begin INFORMATION PROVIDED
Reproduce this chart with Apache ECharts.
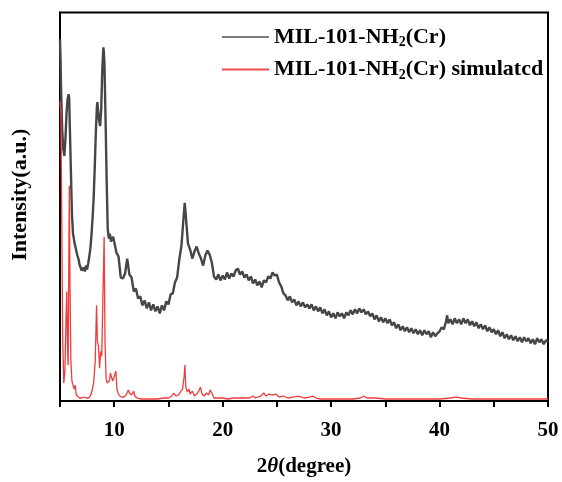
<!DOCTYPE html>
<html>
<head>
<meta charset="utf-8">
<script src="https://cdn.jsdelivr.net/npm/echarts@6/dist/echarts.min.js"></script>
<style>html,body{margin:0;padding:0;background:#fff}#c{width:562px;height:482px}</style>
</head>
<body>
<div id="c"></div>
<script>
const seriesNames = ['MIL-101-NH2(Cr)', 'MIL-101-NH2(Cr) simulatcd'];
const xTicks = [5, 10, 15, 20, 25, 30, 35, 40, 45, 50];

// experimental pattern: [2theta, intensity]
const measured = [
[5.00,363],[5.05,343],[5.10,313],[5.20,273],[5.30,253],[5.40,246],[5.50,263],[5.60,288],[5.70,303],[5.80,308],[5.85,303],[5.90,278],
[6.00,233],[6.10,188],[6.20,168],[6.35,158],[6.50,151],[6.60,146],[6.70,143],[6.80,137],[6.90,135],[7.00,131],[7.10,129],[7.20,134],
[7.30,130],[7.40,136],[7.50,132],[7.60,138],[7.70,145],[7.80,153],[7.90,166],[8.00,183],[8.10,203],[8.20,233],[8.30,268],[8.40,295],
[8.45,300],[8.50,293],[8.60,282],[8.70,276],[8.80,293],[8.90,333],[9.00,355],[9.05,350],[9.10,338],[9.20,283],[9.30,223],[9.40,173],
[9.50,163],[9.60,168],[9.70,160],[9.80,158],[9.90,165],
[10.0,166],[10.2,149],[10.4,145],[10.6,124],[10.8,123],[11.0,128],[11.2,143],[11.4,127],[11.6,124],[11.8,110],
[12.0,113],[12.2,103],[12.4,105],[12.6,96],[12.8,101],[13.0,93],[13.2,99],[13.4,91],[13.6,97],[13.8,90],
[14.0,95],[14.2,88],[14.4,96],[14.6,91],[14.8,100],[15.0,97],[15.2,107],[15.4,108],[15.6,119],[15.8,124],
[16.0,142],[16.2,156],[16.4,185],[16.5,199],[16.6,186],[16.8,158],[17.0,152],[17.2,143],[17.4,150],[17.6,155],[17.8,148],
[18.0,143],[18.2,136],[18.4,146],[18.6,151],[18.8,147],[19.0,139],[19.2,125],[19.4,122],[19.6,127],[19.8,121],
[20.0,126],[20.2,122],[20.4,129],[20.6,123],[20.8,128],[21.0,125],[21.2,131],[21.4,133],[21.6,127],[21.8,130],
[22.0,124],[22.2,127],[22.4,121],[22.6,125],[22.8,118],[23.0,122],[23.2,116],[23.4,120],[23.6,114],[23.8,121],
[24.0,119],[24.2,125],[24.4,123],[24.6,129],[24.8,126],[25.0,127],[25.2,119],[25.4,115],[25.6,108],[25.8,106],
[26.0,101],[26.2,105],[26.4,99],[26.6,102],[26.8,96],[27.0,100],[27.2,95],[27.4,99],[27.6,94],[27.8,97],
[28.0,93],[28.2,97],[28.4,91],[28.6,95],[28.8,90],[29.0,94],[29.2,88],[29.4,92],[29.6,86],[29.8,90],
[30.0,84],[30.2,88],[30.4,83],[30.6,89],[30.8,85],[31.0,88],[31.2,83],[31.4,89],[31.6,86],[31.8,91],
[32.0,87],[32.2,92],[32.4,88],[32.6,93],[32.8,89],[33.0,92],[33.2,87],[33.4,90],[33.6,85],[33.8,88],
[34.0,82],[34.2,86],[34.4,80],[34.6,84],[34.8,79],[35.0,83],[35.2,78],[35.4,82],[35.6,76],[35.8,79],
[36.0,73],[36.2,77],[36.4,71],[36.6,75],[36.8,70],[37.0,74],[37.2,69],[37.4,73],[37.6,68],[37.8,72],
[38.0,67],[38.2,71],[38.4,66],[38.6,71],[38.8,67],[39.0,70],[39.2,64],[39.4,69],[39.6,65],[39.8,68],
[40.0,70],[40.2,74],[40.4,72],[40.6,80],[40.7,86],[40.8,78],[41.0,82],[41.2,77],[41.4,83],[41.6,78],[41.8,82],
[42.0,77],[42.2,83],[42.4,78],[42.6,82],[42.8,76],[43.0,80],[43.2,75],[43.4,79],[43.6,73],[43.8,77],
[44.0,72],[44.2,76],[44.4,70],[44.6,74],[44.8,69],[45.0,72],[45.2,67],[45.4,71],[45.6,65],[45.8,69],
[46.0,63],[46.2,67],[46.4,62],[46.6,66],[46.8,61],[47.0,65],[47.2,60],[47.4,64],[47.6,59],[47.8,64],
[48.0,60],[48.2,63],[48.4,58],[48.6,62],[48.8,57],[49.0,63],[49.2,59],[49.4,62],[49.6,57],[49.8,61],[50.0,59]
];

// simulated pattern: [2theta, intensity]
const simulated = [
[5.00,301],[5.08,290],[5.15,200],[5.25,60],[5.35,18],[5.45,30],[5.55,80],[5.62,110],[5.70,50],[5.75,36],[5.80,120],[5.86,216],
[5.92,120],[6.00,40],[6.10,20],[6.20,21],[6.30,12],[6.40,16],[6.50,6],[6.60,4],[6.80,3],[7.00,3],[7.20,4],[7.40,3],[7.60,3],
[7.80,5],[7.95,10],[8.10,18],[8.25,40],[8.37,96],[8.45,60],[8.55,55],[8.65,33],[8.75,50],[8.85,45],[8.95,100],[9.07,165],
[9.15,60],[9.25,23],[9.35,18],[9.45,16],[9.55,20],[9.65,28],[9.75,30],[9.85,20],[9.95,23],[10.05,25],[10.15,30],[10.25,12],
[10.35,8],[10.5,5],[10.7,4],[10.9,4],[11.1,6],[11.3,11],[11.4,8],[11.6,6],[11.8,10],[11.9,5],[12.1,3],[12.5,2],[13.0,2],
[13.5,2],[14.0,2],[14.5,3],[15.0,3],[15.3,5],[15.5,8],[15.7,5],[15.9,6],[16.1,9],[16.3,12],[16.45,25],[16.52,36],[16.6,14],
[16.75,9],[16.9,12],[17.0,7],[17.2,10],[17.4,5],[17.6,7],[17.8,10],[17.95,14],[18.1,7],[18.3,5],[18.5,8],[18.7,6],[18.85,11],
[19.0,8],[19.2,3],[19.5,3],[20.0,3],[20.5,2],[21.0,3],[21.5,3],[22.0,3],[22.5,3],[22.8,5],[23.0,3],[23.5,5],[23.8,8],[24.0,5],
[24.3,7],[24.6,6],[24.9,7],[25.2,4],[25.6,5],[26.0,3],[26.5,4],[27.0,5],[27.5,3],[28.0,4],[28.3,5],[28.6,3],[29.0,2],[30.0,2],
[31.0,2],[32.0,2],[32.7,3],[33.0,5],[33.3,3],[34.0,3],[35.0,2],[36.0,2],[37.0,2],[38.0,2],[39.0,2],[40.0,2],[41.0,3],[41.5,4],
[42.0,3],[43.0,2],[44.0,2],[45.0,2],[46.0,2],[47.0,2],[48.0,2],[49.0,2],[50.0,2]
];

const FONT = '"Liberation Serif","Times New Roman",serif';
const chart = echarts.init(document.getElementById('c'), null, {renderer: 'canvas'});
chart.setOption({
  animation: false,
  backgroundColor: '#fff',
  grid: {left: 60, right: 14, top: 12.5, bottom: 79, show: true, borderColor: '#000', borderWidth: 2, containLabel: false},
  legend: {
    orient: 'vertical', left: 217, top: 21, itemWidth: 47, itemHeight: 2, itemGap: 9, icon: 'rect',
    data: [
      {name: seriesNames[0], itemStyle: {color: '#7a7a7a'}},
      {name: seriesNames[1], itemStyle: {color: '#f04a4a'}}
    ],
    formatter: function (n) {
      return n === seriesNames[0] ? '{a|MIL-101-NH}{s|2}{a|(Cr)}' : '{a|MIL-101-NH}{s|2}{a|(Cr) simulatcd}';
    },
    textStyle: {
      rich: {
        a: {fontFamily: FONT, fontWeight: 'bold', fontSize: 22, color: '#000'},
        s: {fontFamily: FONT, fontWeight: 'bold', fontSize: 14, color: '#000', padding: [11, 0, 0, 0]}
      }
    }
  },
  xAxis: {
    type: 'value', min: xTicks[0], max: xTicks[xTicks.length - 1], interval: 5,
    axisLine: {show: true, lineStyle: {color: '#000', width: 2}},
    axisTick: {show: true, inside: false, length: 6, lineStyle: {color: '#000', width: 2}},
    splitLine: {show: false},
    axisLabel: {
      margin: 19, color: '#000', fontFamily: FONT, fontWeight: 'bold', fontSize: 21,
      formatter: function (v) { return v % 10 === 0 ? String(v) : ''; }
    },
    name: '{b|2}{i|θ}{b|(degree)}', nameLocation: 'middle', nameGap: 55,
    nameTextStyle: {
      rich: {
        b: {fontFamily: FONT, fontWeight: 'bold', fontSize: 21, color: '#000'},
        i: {fontFamily: FONT, fontWeight: 'bold', fontStyle: 'italic', fontSize: 21, color: '#000'}
      }
    }
  },
  yAxis: {
    type: 'value', min: 0, max: 390,
    axisLine: {show: true, lineStyle: {color: '#000', width: 2}},
    axisTick: {show: false}, axisLabel: {show: false}, splitLine: {show: false},
    name: 'Intensity(a.u.)', nameLocation: 'middle', nameGap: 29,
    nameTextStyle: {fontFamily: FONT, fontWeight: 'bold', fontSize: 22, color: '#000', padding: [0, 0, 0, 24]}
  },
  series: [
    {name: seriesNames[0], type: 'line', data: measured, symbol: 'none', lineStyle: {color: '#464646', width: 2.4}, itemStyle: {color: '#464646'}, z: 2},
    {name: seriesNames[1], type: 'line', data: simulated, symbol: 'none', lineStyle: {color: '#f03c3c', width: 1.3}, itemStyle: {color: '#f03c3c'}, z: 3}
  ]
});
</script>
</body>
</html>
end INFORMATION PROVIDED
WORK REQUIRED:
Write out exactly the opening lines of the data, stopping after the line that holds "40, 45, 50];". Exclude pictures.

EXERCISE ANSWER:
Reproduce this chart with Apache ECharts.
<!DOCTYPE html>
<html>
<head>
<meta charset="utf-8">
<script src="https://cdn.jsdelivr.net/npm/echarts@6/dist/echarts.min.js"></script>
<style>html,body{margin:0;padding:0;background:#fff}#c{width:562px;height:482px}</style>
</head>
<body>
<div id="c"></div>
<script>
const seriesNames = ['MIL-101-NH2(Cr)', 'MIL-101-NH2(Cr) simulatcd'];
const xTicks = [5, 10, 15, 20, 25, 30, 35, 40, 45, 50];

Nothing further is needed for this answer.